++++ ENTRIES SHOWN ++++
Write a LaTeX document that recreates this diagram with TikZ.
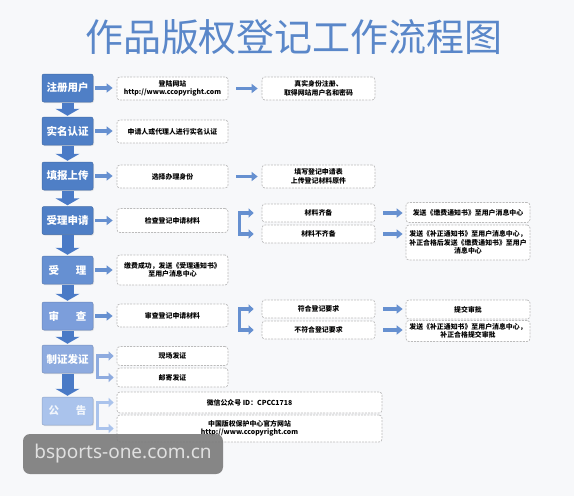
\documentclass[tikz,border=0pt]{standalone}
\usepackage{fontspec}
\setmainfont{Noto Sans CJK SC}
\newfontfamily\wmfont{Noto Sans}
\usetikzlibrary{calc,arrows.meta,shadows}
\definecolor{bgc}{HTML}{F7F8FA}
\definecolor{titc}{HTML}{5A87C9}
\definecolor{bA}{HTML}{4F7FC6}
\definecolor{bB}{HTML}{6690D2}
\definecolor{bC}{HTML}{7C9EDB}
\definecolor{bD}{HTML}{8EABDF}
\definecolor{bE}{HTML}{AAC3EC}
\definecolor{arrc}{HTML}{6690D0}
\definecolor{darrc}{HTML}{4A7AC6}
\definecolor{dashc}{HTML}{BBBBBB}
\begin{document}
\begin{tikzpicture}[x=1pt,y=-1pt,
  bbox/.style={rounded corners=2pt, minimum width=51pt, minimum height=28pt, inner sep=0pt,
    text=white, font=\bfseries\fontsize{10.5}{12}\selectfont, fill=#1, draw=#1!85!black, line width=0.5pt,
    drop shadow={opacity=0.2, shadow xshift=1pt, shadow yshift=-1pt}},
  dbox/.style={draw=dashc, dash pattern=on 2pt off 1.2pt, rounded corners=3pt, fill=white,
    inner sep=1pt, align=center, font=\bfseries\fontsize{6.9}{8.3}\selectfont, line width=0.7pt},
  harr/.style={line width=3.5pt, draw=arrc, -{Triangle[length=6pt,width=9pt]}},
  sarr/.style={line width=3.5pt, draw=arrc, line join=miter, -{Triangle[length=5pt,width=9pt]}},
  varr/.style={line width=12pt, draw=darrc, -{Triangle[length=7pt,width=24pt]}, shorten <=0.5pt, shorten >=1pt}
]
\fill[bgc] (0,0) rectangle (574,496);
\useasboundingbox (0,0) rectangle (574,496);

% title
\node[text=titc, font=\fontsize{38}{40}\selectfont, inner sep=0pt] (title) at (294,37) {作品版权登记工作流程图};

% left blue boxes
\node[bbox=bA] (b1) at (67.5,88) {注册用户};
\node[bbox=bA] (b2) at (67.5,131) {实名认证};
\node[bbox=bA] (b3) at (67.5,176) {填报上传};
\node[bbox=bA] (b4) at (67.5,220.5) {受理申请};
\node[bbox=bB] (b5) at (67.5,270) {受\hspace{1.6em}理};
\node[bbox=bC] (b6) at (67.5,316) {审\hspace{1.6em}查};
\node[bbox=bD] (b7) at (67.5,359) {制证发证};
\node[bbox=bE, text=white!85!bE] (b8) at (67.5,411) {公\hspace{1.6em}告};

% dashed boxes
\node[dbox, minimum width=111pt, minimum height=23pt] (c11) at (172.5,88.5) {登陆网站\\http://www.ccopyright.com};
\node[dbox, minimum width=113pt, minimum height=23pt] (c12) at (318.5,88.5) {真实身份注册、\\取得网站用户名和密码};
\node[dbox, minimum width=111pt, minimum height=23pt] (c21) at (172.5,131.5) {申请人或代理人进行实名认证};
\node[dbox, minimum width=111pt, minimum height=23pt] (c31) at (172.5,176.5) {选择办理身份};
\node[dbox, minimum width=113pt, minimum height=23pt] (c32) at (318.5,176.5) {填写登记申请表\\上传登记材料原件};
\node[dbox, minimum width=111pt, minimum height=24pt] (c41) at (172.5,220.5) {检查登记申请材料};
\node[dbox, minimum width=113pt, minimum height=18pt] (c42a) at (318.5,213) {材料齐备};
\node[dbox, minimum width=113pt, minimum height=18pt] (c42b) at (318.5,234) {材料不齐备};
\node[dbox, minimum width=124pt, minimum height=20pt] (c43a) at (468,212.5) {发送《缴费通知书》至用户消息中心};
\node[dbox, minimum width=124pt, minimum height=35pt] (c43b) at (468,242.5) {发送《补正通知书》至用户消息中心，\\补正合格后发送《缴费通知书》至用户\\消息中心};
\node[dbox, minimum width=111pt, minimum height=30pt] (c51) at (172.5,270) {缴费成功，发送《受理通知书》\\至用户消息中心};
\node[dbox, minimum width=111pt, minimum height=23pt] (c61) at (172.5,315.5) {审查登记申请材料};
\node[dbox, minimum width=113pt, minimum height=18pt] (c62a) at (318.5,309) {符合登记要求};
\node[dbox, minimum width=113pt, minimum height=18pt] (c62b) at (318.5,330) {不符合登记要求};
\node[dbox, minimum width=124pt, minimum height=19pt] (c63a) at (468,309.5) {提交审批};
\node[dbox, minimum width=124pt, minimum height=21pt] (c63b) at (468,331) {发送《补正通知书》至用户消息中心，\\补正合格提交审批};
\node[dbox, minimum width=111pt, minimum height=19pt] (c71a) at (172.5,356) {现场发证};
\node[dbox, minimum width=111pt, minimum height=19pt] (c71b) at (172.5,377.5) {邮寄发证};
\node[dbox, minimum width=265pt, minimum height=21pt] (c81a) at (249.5,402.5) {微信公众号 ID：CPCC1718};
\node[dbox, minimum width=265pt, minimum height=27pt] (c81b) at (249.5,428.5) {中国版权保护中心官方网站\\http://www.ccopyright.com};

% down arrows
\foreach \a/\b in {b1/b2,b2/b3,b3/b4,b4/b5,b5/b6,b6/b7,b7/b8}
  \draw[varr] (\a.south) -- (\b.north);

% horizontal arrows from blue boxes
\foreach \a/\b in {b1/c11,b2/c21,b3/c31,b4/c41,b5/c51,b6/c61}
  \draw[harr, shorten <=2pt, shorten >=4pt] (\a.east) -- (\a.east -| \b.west);
% col1 -> col2
\draw[harr, shorten <=8pt, shorten >=4pt] (c11.east) -- (c12.west);
\draw[harr, shorten <=8pt, shorten >=4pt] (c31.east) -- (c32.west);
% col2 -> col3
\foreach \a/\b in {c42a/c43a,c42b/c43b,c62a/c63a,c62b/c63b}
  \draw[harr, shorten <=8pt, shorten >=3pt] (\a.east) -- (\a.east -| \b.west);

% split arrows
\coordinate (s4) at ($(c41.east)+(11,0)$);
\draw[sarr, shorten >=8pt] (s4) |- (c42a.west);
\draw[sarr, shorten >=8pt] (s4) |- (c42b.west);
\coordinate (s6) at ($(c61.east)+(11,0)$);
\draw[sarr, shorten >=8pt] (s6) |- (c62a.west);
\draw[sarr, shorten >=8pt] (s6) |- (c62b.west);
\coordinate (s7) at ($(b7.east)+(4,0)$);
\draw[sarr, draw=bD, shorten >=3pt] (s7) |- (c71a.west);
\draw[sarr, draw=bD, shorten >=3pt] (s7) |- (c71b.west);
\coordinate (s8) at ($(b8.east)+(4,0)$);
\draw[sarr, draw=bE, shorten >=3pt] (s8) |- (c81a.west);
\draw[sarr, draw=bE, shorten >=3pt] (s8) |- (c81b.west);

% watermark
\node[fill=black!52, fill opacity=0.9, text opacity=1, rounded corners=7pt, text=white!88!black,
  font=\wmfont\fontsize{19}{20}\selectfont, minimum width=200pt, minimum height=40pt, inner sep=0pt] (wm) at (123,454) {bsports-one.com.cn};
\end{tikzpicture}
\end{document}
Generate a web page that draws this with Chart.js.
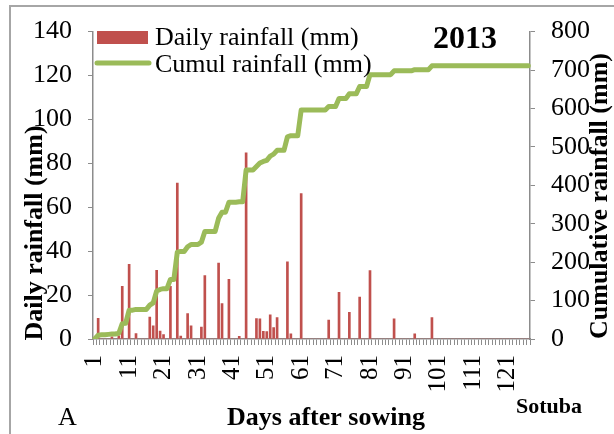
<!DOCTYPE html>
<html><head><meta charset="utf-8">
<script src="https://cdn.jsdelivr.net/npm/chart.js@4.4.1/dist/chart.umd.min.js"></script>
<style>html,body{margin:0;padding:0;background:#fff;overflow:hidden;} #wrap{position:relative;width:614px;height:434px;}</style>
</head><body><div id="wrap"><canvas id="c" width="614" height="434"></canvas></div>
<script>
const days = [1,2,3,4,5,6,7,8,9,10,11,12,13,14,15,16,17,18,19,20,21,22,23,24,25,26,27,28,29,30,31,32,33,34,35,36,37,38,39,40,41,42,43,44,45,46,47,48,49,50,51,52,53,54,55,56,57,58,59,60,61,62,63,64,65,66,67,68,69,70,71,72,73,74,75,76,77,78,79,80,81,82,83,84,85,86,87,88,89,90,91,92,93,94,95,96,97,98,99,100,101,102,103,104,105,106,107,108,109,110,111,112,113,114,115,116,117,118,119,120,121,122,123,124,125,126,127];
const dailyRain = [
  0, 9.4, 0, 0, 0, 1, 0, 1.5, 24, 0,
  34, 0, 2.5, 0, 0, 0, 10, 6, 31.3, 3.6,
  2, 0, 24, 0, 71, 1.3, 0, 11.6, 6, 0,
  0, 5.4, 28.9, 0, 0, 0, 34.6, 16.1, 0, 27.2,
  0, 0, 1.2, 0, 84.8, 0, 0, 9.3, 9.2, 3.5,
  3.4, 11, 5.2, 9.8, 0, 0, 35.2, 2.4, 0, 0,
  66.2, 0, 0, 0, 0, 0, 0, 0, 8.6, 0,
  0, 21.3, 0, 0, 12.1, 0, 0, 19.1, 0, 0,
  31.2, 0, 0, 0, 0, 0, 0, 9.2, 0, 0,
  0, 0, 0, 2.4, 0, 0, 0, 0, 9.8, 0,
  0, 0, 0, 0, 0, 0, 0, 0, 0, 0,
  0, 0, 0, 0, 0, 0, 0, 0, 0, 0,
  0, 0, 0, 0, 0, 0, 0
];
const cumulRain = [
  0, 10, 11, 11, 12, 13, 13, 15, 40, 41,
  75, 75, 77, 77, 77, 77, 88, 94, 125, 129,
  131, 131, 155, 155, 226, 228, 228, 240, 246, 246,
  246, 252, 280, 280, 280, 280, 314, 330, 330, 356,
  356, 356, 357, 357, 440, 440, 440, 449, 458, 462,
  465, 476, 481, 491, 491, 491, 526, 529, 529, 529,
  596, 596, 596, 596, 596, 596, 596, 596, 605, 605,
  605, 626, 626, 626, 638, 638, 638, 657, 657, 657,
  688, 688, 688, 688, 688, 688, 688, 698, 698, 698,
  698, 698, 698, 701, 701, 701, 701, 701, 711, 711,
  711, 711, 711, 711, 711, 711, 711, 711, 711, 711,
  711, 711, 711, 711, 711, 711, 711, 711, 711, 711,
  711, 711, 711, 711, 711, 711, 711
];
const xTickLabels = ['1','11','21','31','41','51','61','71','81','91','101','111','121'];
const leftTicks = [0,20,40,60,80,100,120,140];
const rightTicks = [0,100,200,300,400,500,600,700,800];
const seriesNames = ['Daily rainfall (mm)','Cumul rainfall (mm)'];
const yearLabel = '2013';
const siteLabel = 'Sotuba';
const panelLabel = 'A';
const xTitle = 'Days after sowing';
const yLeftTitle = 'Daily rainfall (mm)';
const yRightTitle = 'Cumulative rainfall (mm)';

const SERIF = '"Liberation Serif","Times New Roman",serif';
const RED = '#C0504D', GREEN = '#9BBB59', AXIS = '#8c8c8c';

const overlay = {
  id: 'overlay',
  beforeDraw(chart) {
    const ctx = chart.ctx;
    ctx.save();
    ctx.strokeStyle = '#a6a6a6';
    ctx.lineWidth = 2;
    ctx.strokeRect(10, 6, 700, 500);
    ctx.restore();
  },
  afterDraw(chart) {
    const ctx = chart.ctx;
    ctx.save();
    // legend
    ctx.fillStyle = RED;
    ctx.fillRect(97, 31, 51, 13);
    ctx.strokeStyle = GREEN;
    ctx.lineWidth = 5;
    ctx.lineCap = 'round';
    ctx.beginPath(); ctx.moveTo(97, 63); ctx.lineTo(149, 63); ctx.stroke();
    ctx.fillStyle = '#000';
    ctx.textAlign = 'left';
    ctx.textBaseline = 'alphabetic';
    ctx.font = '26px ' + SERIF;
    ctx.fillText(seriesNames[0], 155, 45);
    ctx.fillText(seriesNames[1], 155, 72);
    // year
    ctx.font = 'bold 32px ' + SERIF;
    ctx.fillText(yearLabel, 433, 48);
    // panel label
    ctx.font = '26px ' + SERIF;
    ctx.fillText(panelLabel, 58, 425);
    // site
    ctx.font = 'bold 22px ' + SERIF;
    ctx.fillText(siteLabel, 516, 413);
    // x title
    ctx.font = 'bold 26px ' + SERIF;
    ctx.textAlign = 'center';
    ctx.fillText(xTitle, 326, 425);
    // left title
    ctx.textBaseline = 'middle';
    ctx.save();
    ctx.translate(35, 233);
    ctx.rotate(-Math.PI / 2);
    ctx.fillText(yLeftTitle, 0, 0);
    ctx.restore();
    // right title
    ctx.save();
    ctx.translate(600, 196);
    ctx.rotate(-Math.PI / 2);
    ctx.fillText(yRightTitle, 0, 0);
    ctx.restore();
    ctx.restore();
  }
};

new Chart(document.getElementById('c'), {
  data: {
    labels: days,
    datasets: [
      { type: 'line', label: seriesNames[1], data: cumulRain, yAxisID: 'y1',
        borderColor: GREEN, borderWidth: 5, pointRadius: 0, tension: 0,
        borderJoinStyle: 'round', borderCapStyle: 'round', order: 0 },
      { type: 'bar', label: seriesNames[0], data: dailyRain, yAxisID: 'y',
        backgroundColor: RED, barThickness: 2, order: 1 }
    ]
  },
  options: {
    responsive: false, animation: false, devicePixelRatio: 1,
    layout: { padding: { top: 26, left: 0, right: 0, bottom: 0 } },
    plugins: { legend: { display: false }, tooltip: { enabled: false } },
    scales: {
      x: {
        type: 'category', offset: true,
        grid: { offset: true, drawOnChartArea: false, color: AXIS, tickLength: 6, lineWidth: 1 },
        border: { color: AXIS, width: 1.5 },
        ticks: {
          autoSkip: false, maxRotation: 90, minRotation: 90, padding: 10, color: '#000',
          font: { family: SERIF, size: 25 },
          callback(v) { const l = String(this.getLabelForValue(v)); return xTickLabels.includes(l) ? l : ''; }
        },
        afterFit(s) { s.height = 95; }
      },
      y: {
        position: 'left', min: 0, max: 140,
        afterBuildTicks(s) { s.ticks = leftTicks.map(v => ({ value: v })); },
        grid: { drawOnChartArea: false, color: AXIS, tickLength: 5 },
        border: { color: AXIS, width: 1.5 },
        ticks: { padding: 16, color: '#000', font: { family: SERIF, size: 26 } },
        afterFit(s) { s.width = 93; }
      },
      y1: {
        position: 'right', min: 0, max: 800,
        afterBuildTicks(s) { s.ticks = rightTicks.map(v => ({ value: v })); },
        grid: { drawOnChartArea: false, color: AXIS, tickLength: 5 },
        border: { color: AXIS, width: 1.5 },
        ticks: { padding: 16, color: '#000', font: { family: SERIF, size: 26 } },
        afterFit(s) { s.width = 84; }
      }
    }
  },
  plugins: [overlay]
});
</script>
</body></html>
++++
Search the data for the string "that" and copy each line where it appears.

Write a LaTeX document that recreates this diagram with TikZ.
Generate a web page that draws this with Chart.js.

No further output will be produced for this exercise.